Santo Niño de La Guardia: Jewish Blood Libel in Spain


The case of the “Holy Child of La Guardia” was one of the most famous cases of blood libel against Jews in medieval Europe, and probably the most famous one in all of Iberia. Much like the tale of Hugh of Lincoln, mentioned in Chaucer’s The Prioress’ Tale who was supposedly murdered at the hands of Jews, that of the Holy Child of La Guardia involves the murder of a Christian child by (in this case) conversos, or Jews who were recently converted to Christianity, by kidnapping him from near the main Cathedral of the city of Toledo, Spain, and the scourging him, crowning him with a crow of thorns, and crucifying him in imitation of Jesus of Nazareth, at a mock trial held on Good Friday in order to use sorcery against the Spanish Inquisition as a means of revenge.

Afterwards, the Jewish murderers supposedly rode back into to the city of Toledo in order to cast their magic to poison the Christians, when the heart, which was hidden in their carriage, either started to drip blood behind them and/or start glowing in the dark, which led people to discovering the murder of the child, whereupon he was beatified by the commonfolk as a saint. The Jews were then put to death by the Inquisition in 1491.

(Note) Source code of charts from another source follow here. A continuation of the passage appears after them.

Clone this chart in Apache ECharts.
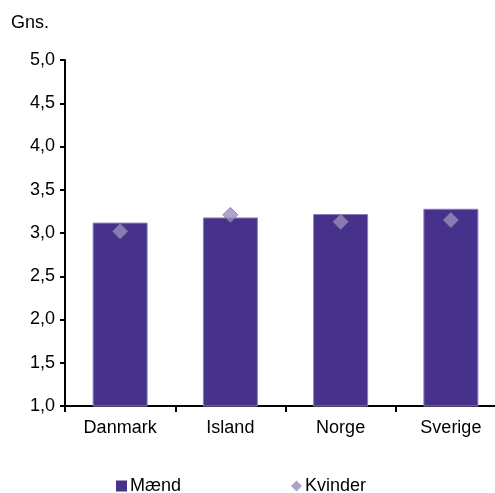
<!DOCTYPE html>
<html><head><meta charset="utf-8">
<script src="https://cdn.jsdelivr.net/npm/echarts@6/dist/echarts.min.js"></script>
<style>html,body{margin:0;padding:0;background:#fff}#c{width:495px;height:493px}</style>
</head><body><div id="c"></div>
<script>
const categories = ['Danmark', 'Island', 'Norge', 'Sverige'];
const maend = [3.12, 3.18, 3.22, 3.28];
const kvinder = [3.02, 3.21, 3.13, 3.15];
const yTicks = ['1,0','1,5','2,0','2,5','3,0','3,5','4,0','4,5','5,0'];

const chart = echarts.init(document.getElementById('c'));
const font = 'Liberation Sans, Arial, sans-serif';
chart.setOption({
  animation: false,
  textStyle: { fontFamily: font },
  graphic: [{ type: 'text', left: 11, top: 14, style: { text: 'Gns.', font: '18px ' + font, fill: '#000' } }],
  grid: { left: 65, width: 441, top: 60, bottom: 87, containLabel: false, outerBoundsMode: 'none' },
  legend: {
    left: 116, top: 477, padding: 0, itemGap: 110, itemWidth: 11, itemHeight: 11,
    textStyle: { fontSize: 18, color: '#000', fontFamily: font, padding: [0, 0, 0, -2] },
    data: [
      { name: 'Mænd', icon: 'rect', itemStyle: { borderWidth: 0 } },
      { name: 'Kvinder', icon: 'diamond', itemStyle: { borderWidth: 0 } }
    ]
  },
  xAxis: {
    type: 'category', data: categories,
    axisLine: { lineStyle: { color: '#000', width: 2 } },
    axisTick: { show: true, length: 6, lineStyle: { color: '#000', width: 2 } },
    axisLabel: { color: '#000', fontSize: 18, margin: 13, fontFamily: font }
  },
  yAxis: {
    type: 'value', min: 1, max: 5, interval: 0.5,
    splitLine: { show: false },
    axisLine: { show: true, lineStyle: { color: '#000', width: 2 } },
    axisTick: { show: true, length: 5, lineStyle: { color: '#000', width: 2 } },
    axisLabel: { color: '#000', fontSize: 18, margin: 10, fontFamily: font,
      formatter: v => yTicks[Math.round((v - 1) / 0.5)] }
  },
  series: [
    { name: 'Mænd', type: 'bar', data: maend, barWidth: 55,
      itemStyle: { color: '#46328a', borderColor: '#8c7fc0', borderWidth: 1 } },
    { name: 'Kvinder', type: 'scatter', data: kvinder, symbol: 'diamond', symbolSize: 15,
      itemStyle: { color: '#9a8cc0', borderColor: '#85808f', borderWidth: 1 }, z: 5 }
  ]
});
</script></body></html>
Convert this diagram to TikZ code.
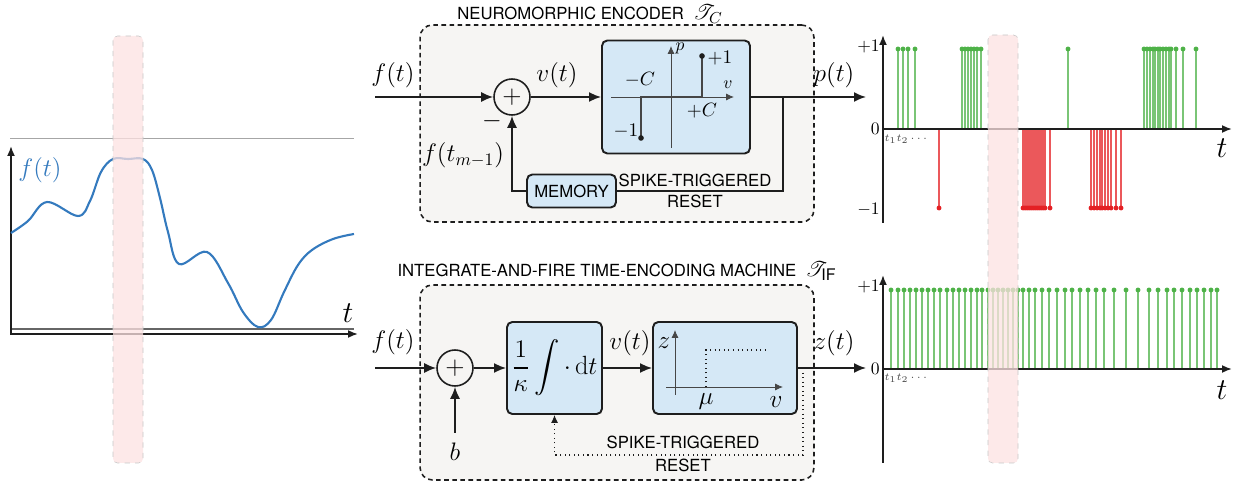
\documentclass[tikz,border=0pt]{standalone}
\usepackage{fontspec}
\setsansfont{TeX Gyre Heros}
\usepackage{amsmath}
\usepackage{mathrsfs}
\usetikzlibrary{positioning,arrows.meta}
\definecolor{encBlue}{RGB}{213,232,246}
\definecolor{encSoft}{RGB}{246,245,243}
\definecolor{encInk}{RGB}{30,30,30}
\definecolor{encStep}{RGB}{70,70,70}
\definecolor{encGreen}{RGB}{78,178,72}
\definecolor{encRed}{RGB}{228,32,36}
\definecolor{encCurve}{RGB}{52,122,190}
\definecolor{encPink}{RGB}{253,226,226}

\begin{document}
\begin{tikzpicture}[x=0.02cm, y=-0.02cm,
    encframe/.style={draw=encInk, line width=0.9pt, dash pattern=on 2.6pt off 2pt,
      rounded corners=7pt, fill=encSoft, inner sep=0pt},
    block/.style={draw=encInk, line width=1.1pt, rounded corners=3pt, fill=encBlue, inner sep=0pt},
    sumnode/.style={draw=encInk, circle, line width=0.9pt, minimum size=0.72cm, inner sep=0pt,
      font=\Large},
    arrow/.style={-{Latex[length=2.4mm,width=2mm]}, line width=1pt, color=encInk},
    wire/.style={line width=1pt, color=encInk},
    dotwire/.style={line width=0.6pt, dotted, color=encInk},
    maths/.style={font=\fontsize{14.5}{17}\selectfont, inner sep=1pt},
    caps/.style={font=\sffamily\fontsize{9.5}{11.5}\selectfont, align=center, inner sep=0pt},
    ticklbl/.style={font=\fontsize{10}{11}\selectfont, inner sep=0.5pt},
    boxaxis/.style={-{Latex[length=1.6mm,width=1.4mm]}, line width=0.5pt, color=encStep},
    plotaxis/.style={-{Latex[length=2mm,width=1.6mm]}, line width=1pt, color=encInk},
    stair/.style={line width=1.1pt, color=encStep},
    spikeup/.style={draw=encGreen!75, line width=0.7pt},
    spikedn/.style={draw=encRed!75, line width=0.6pt},
    hilite/.style={fill=encPink, fill opacity=0.75, draw=gray!45, dashed, line width=0.3pt,
      rounded corners=2.5pt}
  ]
    \useasboundingbox (0,0) rectangle (1242,486);

    % input signal
    \draw[gray!70, line width=0.5pt] (10,138) -- (354,138);
    \draw[gray!80!black, line width=0.6pt] (11,329) -- (354,329);
    \draw[plotaxis] (11,335) -- (11,146);
    \draw[plotaxis] (11,334) -- (358,334);
    \draw[encCurve, line width=1.2pt] plot[smooth, tension=0.6] coordinates {
      (11,233) (28,221) (47,202) (78,216) (90,201) (101,172) (113,159)
      (128,159) (143,159) (152,170) (160,198) (168,232) (179,264) (207,252)
      (228,283) (243,312) (258,327) (271,320) (284,292) (298,265) (312,250)
      (333,239) (354,234)};
    \node[maths, text=encCurve] (fSig) at (40,170) {$f(t)$};
    \node[font=\fontsize{17}{17}\selectfont] (tSig) at (348,313) {$t$};
    \draw[hilite] (113,36) rectangle (143,463);

    % neuromorphic encoder
    \node[encframe, minimum width=7.88cm, minimum height=3.94cm] (encC) at (617,123.5) {};
    \node[caps] (titleC) at (590,14)
      {NEUROMORPHIC ENCODER\ \ {\fontsize{13}{13}\selectfont$\mathscr{T}_C$}};
    \node[sumnode] (sumC) at (512,97) {$+$};
    \node[block, minimum width=2.96cm, minimum height=2.26cm] (quant) at (676,97) {};
    \node[block, caps, minimum width=1.78cm, minimum height=0.66cm] (mem) at (571.5,191) {MEMORY};

    \coordinate (inC) at (375,97);
    \coordinate (outC) at (866,97);
    \coordinate (tapC) at (783,97);
    \draw[arrow] (inC) -- (sumC);
    \draw[arrow] (sumC) -- (quant);
    \draw[arrow] (quant) -- (outC);
    \draw[wire] (tapC) |- (mem);
    \draw[arrow] (mem) -| (sumC);

    \node[maths] (fInC) at (393,75) {$f(t)$};
    \node[maths] (vC) at (557,75) {$v(t)$};
    \node[maths] (pC) at (834,75) {$p(t)$};
    \node[maths] (fMem) at (463,155) {$f(t_{m-1})$};
    \node[maths] (minusC) at (492,121) {$-$};
    \node[caps] (resetC) at (695,191) {SPIKE-TRIGGERED\\RESET};

    % sign quantiser
    \draw[boxaxis] (611,97) -- (734,97);
    \draw[boxaxis] (671,148) -- (671,46);
    \draw[stair] (641,138) -- (641,97) -- (702,97) -- (702,56);
    \fill[encInk] (641,138) circle[radius=1.6pt] (702,56) circle[radius=1.6pt];
    \node[ticklbl] (pAx) at (680,48) {$p$};
    \node[ticklbl] (vAx) at (728,85) {$v$};
    \node[ticklbl, font=\fontsize{11}{12}\selectfont] (negC) at (640,80) {$-C$};
    \node[ticklbl, font=\fontsize{11}{12}\selectfont] (posC) at (702,111) {$+C$};
    \node[ticklbl, font=\fontsize{11}{12}\selectfont] (posOne) at (720,58) {$+1$};
    \node[ticklbl, font=\fontsize{11}{12}\selectfont] (negOne) at (626,131) {$-1$};

    % integrate-and-fire encoder
    \node[encframe, minimum width=7.88cm, minimum height=3.9cm] (encIF) at (617,382.5) {};
    \node[caps] (titleIF) at (617,271)
      {INTEGRATE-AND-FIRE TIME-ENCODING MACHINE\ \ {\fontsize{13}{13}\selectfont$\mathscr{T}_{\textsf{IF}}$}};
    \node[sumnode] (sumIF) at (455,368) {$+$};
    \node[block, minimum width=1.9cm, minimum height=1.84cm, font=\fontsize{15}{17}\selectfont]
      (integ) at (554.5,368) {$\displaystyle\frac{1}{\kappa}\int\cdot\,\mathrm{d}t$};
    \node[block, minimum width=2.88cm, minimum height=1.84cm] (thresh) at (725,368) {};

    \coordinate (inIF) at (375,368);
    \coordinate (outIF) at (866,368);
    \coordinate (tapIF) at (803,368);
    \coordinate (bIn) at (455,433);
    \draw[arrow] (inIF) -- (sumIF);
    \draw[arrow] (bIn) -- (sumIF);
    \draw[arrow] (sumIF) -- (integ);
    \draw[arrow] (integ) -- (thresh);
    \draw[arrow] (thresh) -- (outIF);
    \draw[dotwire, -{Latex[length=1.6mm,width=1.4mm]}] (tapIF) -- ++(0,87) -| (integ);

    \node[maths] (fInIF) at (393,342) {$f(t)$};
    \node[maths] (vIF) at (630,343) {$v(t)$};
    \node[maths] (zIF) at (834,343) {$z(t)$};
    \node[maths] (bIF) at (455,452) {$b$};
    \node[caps] (resetIF) at (683,454) {SPIKE-TRIGGERED\\[2pt]RESET};

    % threshold
    \draw[boxaxis] (666,387) -- (783,387);
    \draw[boxaxis] (675,395) -- (675,330);
    \draw[dotted, line width=0.6pt, color=encInk] (706,387) |- (765,350);
    \node[maths] (zAx) at (664,343) {$z$};
    \node[maths] (muAx) at (706,402) {$\mu$};
    \node[maths] (vAxIF) at (776,402) {$v$};

    % output spikes, neuromorphic
    \draw[plotaxis] (883,223) -- (883,35);
    \foreach \x in {898,903,908,915,962,965,968,971,974,977,981,1068,
        1144,1147,1150,1153,1155,1158,1160,1163,1166,1169,1171,1176,1183,1196} {
      \draw[spikeup] (\x,129) -- (\x,49);
      \fill[encGreen] (\x,49) circle[radius=1.4pt];
    }
    \foreach \x in {939,1023,1025,1027,1029,1031,1033,1035,1037,1039,1041,1043,1045,1050,
        1091,1094,1097,1100,1102,1105,1108,1111,1116,1121} {
      \draw[spikedn] (\x,129) -- (\x,208);
      \fill[encRed] (\x,208) circle[radius=1.4pt];
    }
    \draw[plotaxis] (883,129) -- (1232,129);
    \node[ticklbl, anchor=east] (plusTop) at (881,47) {$+1$};
    \node[ticklbl, anchor=east] (zeroTop) at (881,129) {$0$};
    \node[ticklbl, anchor=east] (minusTop) at (881,210) {$-1$};
    \node[font=\fontsize{17}{17}\selectfont] (tTop) at (1222,148) {$t$};
    \node[font=\fontsize{6.5}{7}\selectfont, text=encStep] (tsTop) at (907,139) {$t_1t_2\cdots$};

    % output spikes, integrate-and-fire
    \draw[plotaxis] (883,463) -- (883,275);
    \foreach \x in {891,898,904,910,916,922,928,934,940,947,953,959,965,971,977,982,988,993,
        998,1003,1008,1013,1018,1023,1029,1035,1042,1049,1057,1065,1072,1080,1088,1096,
        1104,1114,1126,1138,1149,1158,1167,1174,1182,1190,1197,1204,1211,1217} {
      \draw[spikeup] (\x,369) -- (\x,290);
      \fill[encGreen] (\x,290) circle[radius=1.4pt];
    }
    \draw[plotaxis] (883,369) -- (1232,369);
    \node[ticklbl, anchor=east] (plusBot) at (881,287) {$+1$};
    \node[ticklbl, anchor=east] (zeroBot) at (881,369) {$0$};
    \node[font=\fontsize{17}{17}\selectfont] (tBot) at (1222,390) {$t$};
    \node[font=\fontsize{6.5}{7}\selectfont, text=encStep] (tsBot) at (907,378) {$t_1t_2\cdots$};

    \draw[hilite] (988,35) rectangle (1018,463);
  \end{tikzpicture}
\end{document}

This, obviously, has parallels with much earlier the story of Little Saint Hugh of Lincoln, an English boy who was supposedly murdered by Jews in 1255 as part of a Jewish plot. And, earlier, in 1144, a similar event supposedly occurred in England as well, in the case of William of Norwich, whose death marks the first recorded case of Jewish blood libel accusations.

The events at Toledo led to an increased persecution of Spanish Jews under the Inquisition and actually prevented people of Jewish descent from occupying high positions in the clergy under limpieza de sangre (blood purity) laws.